[Available data]:

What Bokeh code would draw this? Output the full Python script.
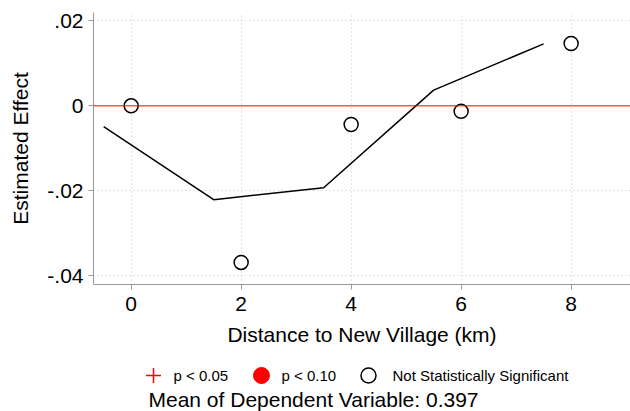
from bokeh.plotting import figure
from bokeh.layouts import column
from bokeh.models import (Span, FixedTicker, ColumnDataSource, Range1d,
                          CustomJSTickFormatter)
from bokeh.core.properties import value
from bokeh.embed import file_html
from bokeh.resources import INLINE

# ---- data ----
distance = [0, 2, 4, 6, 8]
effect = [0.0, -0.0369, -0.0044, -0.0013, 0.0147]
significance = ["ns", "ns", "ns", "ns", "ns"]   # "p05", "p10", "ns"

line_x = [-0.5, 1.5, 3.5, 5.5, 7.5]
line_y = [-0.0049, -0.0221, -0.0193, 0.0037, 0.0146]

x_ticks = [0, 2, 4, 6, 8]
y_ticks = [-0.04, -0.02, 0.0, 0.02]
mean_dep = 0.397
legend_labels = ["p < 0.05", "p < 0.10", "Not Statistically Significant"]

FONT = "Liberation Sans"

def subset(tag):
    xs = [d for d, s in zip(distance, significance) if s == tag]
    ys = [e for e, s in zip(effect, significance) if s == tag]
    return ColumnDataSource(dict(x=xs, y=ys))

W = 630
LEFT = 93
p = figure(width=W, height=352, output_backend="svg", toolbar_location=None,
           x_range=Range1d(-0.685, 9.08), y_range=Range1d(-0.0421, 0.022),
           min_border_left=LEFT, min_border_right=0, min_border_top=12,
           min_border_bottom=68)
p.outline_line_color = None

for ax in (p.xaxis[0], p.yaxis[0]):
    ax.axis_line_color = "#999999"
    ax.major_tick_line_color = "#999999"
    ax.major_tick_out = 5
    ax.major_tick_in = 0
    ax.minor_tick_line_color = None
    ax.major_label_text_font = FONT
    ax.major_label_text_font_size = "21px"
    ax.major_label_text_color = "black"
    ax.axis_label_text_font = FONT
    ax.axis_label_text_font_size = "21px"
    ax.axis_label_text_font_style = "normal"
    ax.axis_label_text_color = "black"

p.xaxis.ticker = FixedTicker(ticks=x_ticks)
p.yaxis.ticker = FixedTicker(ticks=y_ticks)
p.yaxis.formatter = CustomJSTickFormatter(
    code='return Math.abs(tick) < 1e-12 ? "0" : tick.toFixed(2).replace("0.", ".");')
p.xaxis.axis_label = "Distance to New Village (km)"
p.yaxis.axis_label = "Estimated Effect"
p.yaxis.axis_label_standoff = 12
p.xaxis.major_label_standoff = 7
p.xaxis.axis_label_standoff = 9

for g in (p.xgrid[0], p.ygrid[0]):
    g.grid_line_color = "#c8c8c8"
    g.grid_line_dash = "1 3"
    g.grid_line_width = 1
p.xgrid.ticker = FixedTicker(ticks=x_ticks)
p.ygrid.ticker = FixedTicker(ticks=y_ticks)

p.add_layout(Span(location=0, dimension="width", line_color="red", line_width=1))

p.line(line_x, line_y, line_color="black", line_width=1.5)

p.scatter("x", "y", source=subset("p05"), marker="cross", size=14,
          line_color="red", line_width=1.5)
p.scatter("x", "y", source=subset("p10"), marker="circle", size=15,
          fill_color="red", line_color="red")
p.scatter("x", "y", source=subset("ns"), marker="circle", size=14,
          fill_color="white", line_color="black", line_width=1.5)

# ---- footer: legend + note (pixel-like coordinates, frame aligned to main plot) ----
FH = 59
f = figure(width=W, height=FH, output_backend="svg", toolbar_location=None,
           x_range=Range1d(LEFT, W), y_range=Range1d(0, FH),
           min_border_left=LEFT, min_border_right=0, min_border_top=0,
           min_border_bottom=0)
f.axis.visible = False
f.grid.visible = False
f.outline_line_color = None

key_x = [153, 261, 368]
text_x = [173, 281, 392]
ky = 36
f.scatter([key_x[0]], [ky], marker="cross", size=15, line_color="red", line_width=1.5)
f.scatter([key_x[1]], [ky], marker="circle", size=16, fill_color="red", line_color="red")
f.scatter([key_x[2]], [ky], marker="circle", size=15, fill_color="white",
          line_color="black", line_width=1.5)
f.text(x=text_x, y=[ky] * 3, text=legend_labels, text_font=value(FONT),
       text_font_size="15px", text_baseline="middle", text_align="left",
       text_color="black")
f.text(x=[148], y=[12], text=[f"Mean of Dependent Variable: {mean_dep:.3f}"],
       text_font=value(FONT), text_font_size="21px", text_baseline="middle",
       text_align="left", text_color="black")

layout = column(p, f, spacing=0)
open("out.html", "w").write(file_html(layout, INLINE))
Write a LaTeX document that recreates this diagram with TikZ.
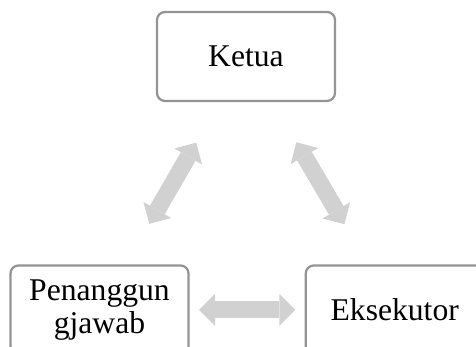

[Directions for this task]: Search the data above for the word "code", then gather each line in which it appears.

[Finished task]:
What Bokeh code would draw this? Output the full Python script.
    code='return Math.abs(tick) < 1e-12 ? "0" : tick.toFixed(2).replace("0.", ".");')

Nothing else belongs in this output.